Amid calls for including a representative from Ukraine in any peace talks, Trump suggested Thursday that Ukrainian President Volodymyr Zelensky may join him and Putin in Alaska at a later date. He said, "I don't know where we're going to have the second meeting, but we have an idea of three different locations, and we'll be including the possibility, because it would be by far the easiest of staying in Alaska."
The Associated Press reported that "Friday's summit will be at Joint Base Elmendorf-Richardson in Anchorage. The base was crucial to countering the Soviet Union during the Cold War, and it still hosts key aircraft squadrons that intercept Russian aircraft when they fly into U.S. airspace."
According to the Russian state-owned news agency TASS, a one-on-one meeting between the two leaders is set to start at 11:30 am local time. The outlet also noted Trump's comments about Putin to reporters on Air Force One: "He's a smart guy, been doing [politics] for a long time but so have I... We get along, there's a good respect level on both sides, and I think, you know, something's going to come of it."
Meanwhile, White House press secretary Karoline Leavitt notably called the summit a "listening exercise," and Dmitry Peskov, a spokesperson for Putin, said that the two governments don't intend to produce any formal document based on the talks. "However, given that there will be a joint news conference, the president will outline the range of agreements and understandings that can be achieved," Peskov added.
Amnesty International Eastern Europe and Central Asia director Marie Struthers said in a Friday statement that "we urge President Trump, as the meeting's host, to put human rights and matters of justice at its forefront. He has repeatedly expressed his desire to end the war in Ukraine and his regret for people dying; this is President Trump's real chance to do something for the victims and survivors. Upholding human rights and ensuring accountability for crimes under international law committed in Ukraine since the beginning of the Russian intervention in 2014 is the only way to bring a just and lasting end to the war."
The human rights group has documented numerous crimes during the war, including direct attacks on civilians and civilian infrastructure, indiscriminate attacks, extrajudicial executions, forcible deportations, abuse of prisoners of war, and more. Struthers said:
President Trump must as well take concrete steps to bring the suspected perpetrators of these violations to justice. Vladimir Putin and several other top Russian officials are fugitives from international justice after their indictment by the International Criminal Court. When it comes to the US government's own obligations under international law, the Geneva Conventions in particular, it must search for and try or extradite persons accused of responsibility for grave breaches of the Geneva Conventions. There must be no 'safe haven' for individuals alleged to have committed war crimes and crimes against humanity.
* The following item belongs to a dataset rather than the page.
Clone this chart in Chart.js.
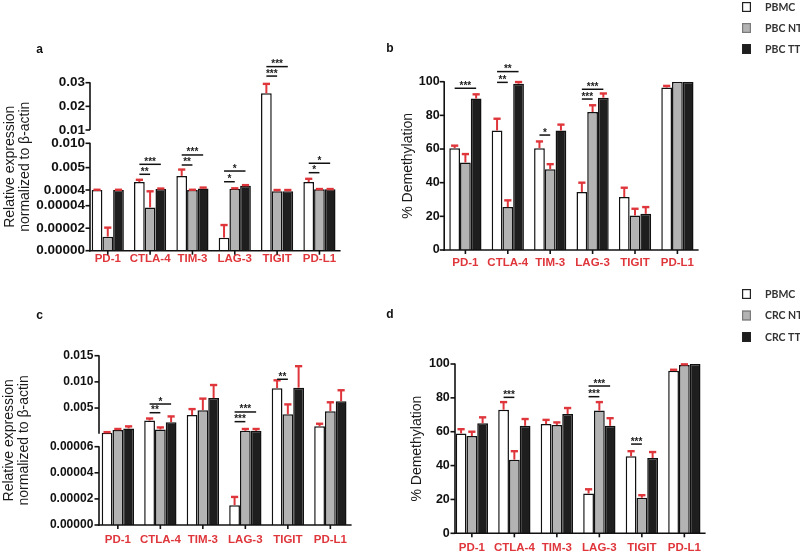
<!DOCTYPE html>
<html><head><meta charset="utf-8">
<script src="https://cdn.jsdelivr.net/npm/chart.js@4.4.1/dist/chart.umd.min.js"></script>
<style>
html,body{margin:0;padding:0;background:#fff;}
#wrap{position:relative;width:800px;height:555px;overflow:hidden;background:#fff;}
canvas{position:absolute;left:0;top:0;}
</style></head><body>
<div id="wrap">
<canvas id="pa" width="800" height="555"></canvas>
<canvas id="pb" width="800" height="555"></canvas>
<canvas id="pc" width="800" height="555"></canvas>
<canvas id="pd" width="800" height="555"></canvas>
</div>
<script>
// ---------- data ----------
const genes = ['PD-1','CTLA-4','TIM-3','LAG-3','TIGIT','PD-L1'];
const seriesB = ['PBMC','PBC NT','PBC TT'];
const seriesD = ['PBMC','CRC NT','CRC TT'];

// a: relative expression (breast cancer) ; "Upper" = top of error bar
const aPBMC      = [0.0004, 0.00204, 0.0033, 0.0000116, 0.0255, 0.00204];
const aPBMCUpper = [0.00045, 0.0025, 0.0046, 0.0000228, 0.0295, 0.0027];
const aNT        = [0.0000125, 0.0000385, 0.0004, 0.00066, 0.00037, 0.00054];
const aNTUpper   = [0.0000205, 0.00037, 0.00045, 0.00075, 0.0004, 0.0006];
const aTT        = [0.0004, 0.0006, 0.00073, 0.00125, 0.00037, 0.00054];
const aTTUpper   = [0.00045, 0.0007, 0.0009, 0.0014, 0.0004, 0.0006];
const aTickValues = [0, 0.00002, 0.00004, 0.0004, 0.005, 0.010, 0.01, 0.02, 0.03];
const aTickLabels = ['0.00000','0.00002','0.00004','0.0004','0.005','0.010','0.01','0.02','0.03'];
const aSig = [
  {gene:1, from:0, to:2, y:0.00568, text:'***'},
  {gene:1, from:0, to:1, y:0.00363, text:'**'},
  {gene:2, from:0, to:2, y:0.0076,  text:'***'},
  {gene:2, from:0, to:1, y:0.00554, text:'**'},
  {gene:3, from:0, to:2, y:0.0043,  text:'*'},
  {gene:3, from:0, to:1, y:0.0021,  text:'*'},
  {gene:4, from:0, to:2, y:0.0368,  text:'***'},
  {gene:4, from:0, to:1, y:0.0328,  text:'***'},
  {gene:5, from:0, to:2, y:0.0059,  text:'*'},
  {gene:5, from:0, to:1, y:0.00396, text:'*'}
];

// b: % demethylation (breast cancer)
const bPBMC      = [60.5, 71, 60.5, 34.5, 31.5, 96.5];
const bPBMCUpper = [62, 78, 64.5, 40, 37, 97.5];
const bNT        = [52, 25.5, 48, 82, 20.5, 100];
const bNTUpper   = [57, 29.5, 51, 86, 24.5, 100];
const bTT        = [90, 98.8, 71, 90.5, 21.5, 100];
const bTTUpper   = [92.5, 99.8, 74.5, 93, 25.5, 100];
const bSig = [
  {gene:0, from:0, to:2, y:96.1, text:'***'},
  {gene:1, from:0, to:2, y:106,  text:'**'},
  {gene:1, from:0, to:1, y:99.6, text:'**'},
  {gene:2, from:0, to:1, y:68.3, text:'*'},
  {gene:3, from:0, to:2, y:95.5, text:'***'},
  {gene:3, from:0, to:1, y:89.7, text:'***'}
];

// c: relative expression (colorectal cancer)
const cPBMC      = [0.0003, 0.0026, 0.00365, 0.0000152, 0.0088, 0.0015];
const cPBMCUpper = [0.0004, 0.003, 0.0048, 0.0000215, 0.0103, 0.002];
const cNT        = [0.0008, 0.0009, 0.0046, 0.00065, 0.0038, 0.0044];
const cNTUpper   = [0.001, 0.0013, 0.0068, 0.001, 0.0057, 0.0061];
const cTT        = [0.0011, 0.0023, 0.0069, 0.00065, 0.0089, 0.0063];
const cTTUpper   = [0.0015, 0.0034, 0.0094, 0.001, 0.013, 0.0084];
const cTickValues = [0, 0.00002, 0.00004, 0.00006, 0.005, 0.010, 0.015];
const cTickLabels = ['0.00000','0.00002','0.00004','0.00006','0.005','0.010','0.015'];
const cSig = [
  {gene:1, from:0, to:2, y:0.00577, text:'*'},
  {gene:1, from:0, to:1, y:0.00411, text:'**'},
  {gene:3, from:0, to:2, y:0.00425, text:'***'},
  {gene:3, from:0, to:1, y:0.0024,  text:'***'},
  {gene:4, from:0, to:1, y:0.0105,  text:'**'}
];

// d: % demethylation (colorectal cancer)
const dPBMC      = [59, 73, 64.5, 23.5, 45.5, 96];
const dPBMCUpper = [61.5, 77.5, 67, 26, 48.5, 96.6];
const dNT        = [57.5, 43.5, 64, 72.5, 21, 99.4];
const dNTUpper   = [60, 48.5, 65.5, 77.5, 22.5, 99.8];
const dTT        = [65, 63.5, 70.5, 63.5, 44.5, 100];
const dTTUpper   = [68.5, 67.5, 74, 68, 48, 100];
const dSig = [
  {gene:1, from:0, to:1, y:80.3, text:'***'},
  {gene:3, from:0, to:2, y:87,   text:'***'},
  {gene:3, from:0, to:1, y:80.7, text:'***'},
  {gene:4, from:0, to:1, y:52.7, text:'***'}
];

const pctTicks = [0, 20, 40, 60, 80, 100];

// ---------- styling / axis geometry ----------
const RED = '#df363b';
const FILLS = ['#ffffff', '#b3b3b3', '#1e1e1e'];
const FONT = "'Liberation Sans', Arial, Helvetica, sans-serif";
Chart.defaults.font.family = FONT;
Chart.defaults.color = '#111';

// segmented (broken) axes: knots of [value, fraction of axis height]
const AXES = {
  pa: { parts: [
          { knots: [[0,0],[0.00004,0.2679],[0.0004,0.3613],[0.010,0.6393]] },
          { knots: [[0.010,0.7185],[0.03,1]] } ],
        tickValues: aTickValues, tickParts: [0,0,0,0,0,0,1,1,1] },
  pc: { parts: [
          { knots: [[0,0],[0.00006,0.4625],[0.0001,0.5393],[0.015,1]] } ],
        tickValues: cTickValues, tickParts: [0,0,0,0,0,0,0] }
};

class BrokenScale extends Chart.LinearScale {
  static id = 'broken';
  static defaults = {};
  _ax() { return AXES[this.chart.canvas.id]; }
  _dec(v, p) {
    const parts = this._ax().parts;
    let part;
    if (p != null) part = parts[p];
    else part = parts.find(pt => v <= pt.knots[pt.knots.length - 1][0]) || parts[parts.length - 1];
    const k = part.knots;
    let i = 0;
    while (i < k.length - 2 && v > k[i + 1][0]) i++;
    const [v0, f0] = k[i], [v1, f1] = k[i + 1];
    return f0 + (v - v0) / (v1 - v0) * (f1 - f0);
  }
  buildTicks() { return this._ax().tickValues.map(v => ({ value: v })); }
  getPixelForValue(v) { return this.getPixelForDecimal(this._dec(v)); }
  getPixelForTick(i) {
    const t = this.ticks[i];
    if (!t) return null;
    return this.getPixelForDecimal(this._dec(t.value, this._ax().tickParts[i]));
  }
  getValueForPixel() { return 0; }
}
Chart.register(BrokenScale);

function decoPlugin(cfg) {
  return {
    id: 'deco',
    afterDraw(chart) {
      const ctx = chart.ctx, ca = chart.chartArea;
      const xs = chart.scales.x, ys = chart.scales.y;
      ctx.save();
      // error bars (upper only)
      chart.data.datasets.forEach((ds, di) => {
        const meta = chart.getDatasetMeta(di);
        meta.data.forEach((bar, i) => {
          const hi = ds.upper[i];
          if (hi == null || hi <= ds.data[i]) return;
          const yTop = ys.getPixelForValue(hi);
          ctx.strokeStyle = RED;
          ctx.lineWidth = 2;
          ctx.beginPath(); ctx.moveTo(bar.x, bar.y); ctx.lineTo(bar.x, yTop); ctx.stroke();
          ctx.lineWidth = 2.4;
          ctx.beginPath(); ctx.moveTo(bar.x - 3.6, yTop); ctx.lineTo(bar.x + 3.6, yTop); ctx.stroke();
        });
      });
      // axes
      ctx.strokeStyle = '#111';
      ctx.lineWidth = 1.6;
      const ax = cfg.axisX;
      cfg.axisParts.forEach(([f0, f1]) => {
        ctx.beginPath();
        ctx.moveTo(ax, ys.getPixelForDecimal(f0) + (f0 === 0 ? 0.8 : 0));
        ctx.lineTo(ax, ys.getPixelForDecimal(f1) - 0.5);
        ctx.stroke();
      });
      ys.ticks.forEach((t, i) => {
        const y = ys.getPixelForTick(i);
        ctx.beginPath(); ctx.moveTo(ax - 4.5, y); ctx.lineTo(ax, y); ctx.stroke();
      });
      ctx.beginPath(); ctx.moveTo(ax - 0.8, ca.bottom); ctx.lineTo(ca.right, ca.bottom); ctx.stroke();
      xs.ticks.forEach((t, i) => {
        const x = xs.getPixelForValue(i);
        ctx.beginPath(); ctx.moveTo(x, ca.bottom); ctx.lineTo(x, ca.bottom + 4); ctx.stroke();
      });
      // significance brackets
      ctx.lineWidth = 1.5;
      ctx.fillStyle = '#222';
      ctx.font = 'bold 10px ' + FONT;
      ctx.textAlign = 'center';
      ctx.textBaseline = 'alphabetic';
      cfg.sig.forEach(s => {
        const x0 = chart.getDatasetMeta(s.from).data[s.gene].x;
        const x1 = chart.getDatasetMeta(s.to).data[s.gene].x;
        const y = ys.getPixelForValue(s.y);
        ctx.beginPath(); ctx.moveTo(x0, y); ctx.lineTo(x1, y); ctx.stroke();
        ctx.fillText(s.text, (x0 + x1) / 2, y + 0.5);
      });
      // panel letter
      ctx.fillStyle = '#111';
      ctx.font = 'bold 12px ' + FONT;
      ctx.textBaseline = 'middle';
      ctx.fillText(cfg.letter[0], cfg.letter[1], cfg.letter[2]);
      // legend
      if (cfg.legend) {
        const L = cfg.legend;
        chart.data.datasets.forEach((ds, i) => {
          const cy = L.y[i];
          ctx.fillStyle = ds.backgroundColor;
          ctx.fillRect(L.x, cy - 5, 9, 10);
          ctx.strokeStyle = i === 1 ? '#7a7a7a' : '#222';
          ctx.lineWidth = 1.2;
          ctx.strokeRect(L.x + 0.6, cy - 4.4, 7.8, 8.8);
          ctx.fillStyle = '#333';
          ctx.font = 'bold 10.5px Lato, ' + FONT;
          ctx.textAlign = 'left';
          ctx.textBaseline = 'middle';
          ctx.fillText(ds.label, L.textX, cy + 0.5);
        });
      }
      ctx.restore();
    }
  };
}

function makeChart(id, p) {
  return new Chart(document.getElementById(id), {
    type: 'bar',
    data: {
      labels: genes,
      datasets: p.series.map((name, k) => ({
        label: name, data: p.values[k], upper: p.uppers[k],
        backgroundColor: FILLS[k], borderColor: '#111', borderWidth: 1.5,
        borderSkipped: 'start', categoryPercentage: 0.76, barPercentage: 1.0
      }))
    },
    options: {
      responsive: false, animation: false, events: [],
      layout: { padding: p.pad, autoPadding: false },
      plugins: { legend: { display: false }, tooltip: { enabled: false }, title: { display: false } },
      scales: {
        x: {
          type: 'category', offset: true,
          grid: { display: false, drawTicks: false }, border: { display: false },
          ticks: { color: RED, font: { weight: 'bold', size: 11.5 }, padding: p.xPad, maxRotation: 0, autoSkip: false },
          afterFit(s) { s.height = 20; s.paddingLeft = 0; s.paddingRight = 0; }
        },
        y: Object.assign({
          grid: { display: false, drawTicks: false }, border: { display: false },
          afterFit(s) { s.width = p.yWidth; s.paddingTop = 0; s.paddingBottom = 0; }
        }, p.y)
      }
    },
    plugins: [decoPlugin(p.deco)]
  });
}

const exprTitle = { display: true, text: ['Relative expression', 'normalized to β-actin'],
  font: { size: 14, lineHeight: 1.1 }, color: '#1a1a1a', padding: { top: 2, bottom: 0 } };
const pctTitle = { display: true, text: '% Demethylation',
  font: { size: 14, lineHeight: 1.2 }, color: '#1a1a1a', padding: { top: 0, bottom: 0 } };

makeChart('pa', {
  series: seriesB, values: [aPBMC, aNT, aTT], uppers: [aPBMCUpper, aNTUpper, aTTUpper],
  pad: { left: 0, top: 82.7, right: 459.4, bottom: 284.3 }, yWidth: 86.6, xPad: 1,
  y: { type: 'broken', min: 0, max: 0.03,
       ticks: { autoSkip: false, padding: 1.6, color: '#111', font: { weight: 'bold', size: 13.5 },
                callback: (v, i) => aTickLabels[i] },
       title: exprTitle },
  deco: { axisX: 90, axisParts: [[0, 0.6393], [0.7185, 1]], sig: aSig, letter: ['a', 39.5, 49.5] }
});

makeChart('pb', {
  series: seriesB, values: [bPBMC, bNT, bTT], uppers: [bPBMCUpper, bNTUpper, bTTUpper],
  pad: { left: 399.9, top: 81.7, right: 101.4, bottom: 285 }, yWidth: 44.3, xPad: 6,
  y: { type: 'linear', min: 0, max: 100,
       afterBuildTicks(s) { s.ticks = pctTicks.map(v => ({ value: v })); },
       ticks: { autoSkip: false, padding: 4.5, color: '#111', font: { weight: 'bold', size: 12.5 } },
       title: pctTitle },
  deco: { axisX: 444.2, axisParts: [[0, 1]], sig: bSig, letter: ['b', 390, 49],
          legend: { x: 742, y: [7, 28, 49], textX: 765 } }
});

makeChart('pc', {
  series: seriesD, values: [cPBMC, cNT, cTT], uppers: [cPBMCUpper, cNTUpper, cTTUpper],
  pad: { left: 0, top: 355.7, right: 448.4, bottom: 10 }, yWidth: 96.6, xPad: 7.5,
  y: { type: 'broken', min: 0, max: 0.015,
       ticks: { autoSkip: false, padding: 3.3, color: '#111', font: { weight: 'bold', size: 12 },
                callback: (v, i) => cTickLabels[i] },
       title: Object.assign({}, exprTitle, { padding: { top: 1, bottom: 0 } }) },
  deco: { axisX: 99, axisParts: [[0, 0.4625], [0.5393, 1]], sig: cSig, letter: ['c', 39.5, 315.5] }
});

makeChart('pd', {
  series: seriesD, values: [dPBMC, dNT, dTT], uppers: [dPBMCUpper, dNTUpper, dTTUpper],
  pad: { left: 408.3, top: 364, right: 94.4, bottom: 1.7 }, yWidth: 42.3, xPad: 8,
  y: { type: 'linear', min: 0, max: 100,
       afterBuildTicks(s) { s.ticks = pctTicks.map(v => ({ value: v })); },
       ticks: { autoSkip: false, padding: 0.8, color: '#111', font: { weight: 'bold', size: 12.5 } },
       title: pctTitle },
  deco: { axisX: 455, axisParts: [[0, 1]], sig: dSig, letter: ['d', 390, 315],
          legend: { x: 742, y: [294, 315.5, 337], textX: 765 } }
});
</script>
</body></html>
President Trump must also raise the issue of torture and other ill treatment, enforced disappearances, and unlawful prosecution and trials of Ukrainian prisoners of war in Russia. More steps need to be taken urgently to ensure that all gravely wounded or sick prisoners of war are repatriated or transferred to third countries. Likewise, all Ukrainian civilians detained and sentenced under fabricated criminal charges in Russia or in Russian-occupied territories must be immediately released. So must be all persons in Russia jailed for opposing the war.
"Amnesty International continues to call for a peace framework to address the urgent needs of those most affected by the conflict—from providing sustained aid to vulnerable groups, including children and older people, and robust support for refugees and displaced people, to ensuring the safe return of communities through large-scale clearance of landmines and other explosive remnants of war," she added. "For his peace efforts to be successful in the long run, President Trump should follow up on this meeting by working with the US Congress and international partners to address these critical needs, including through the provision of adequate funding."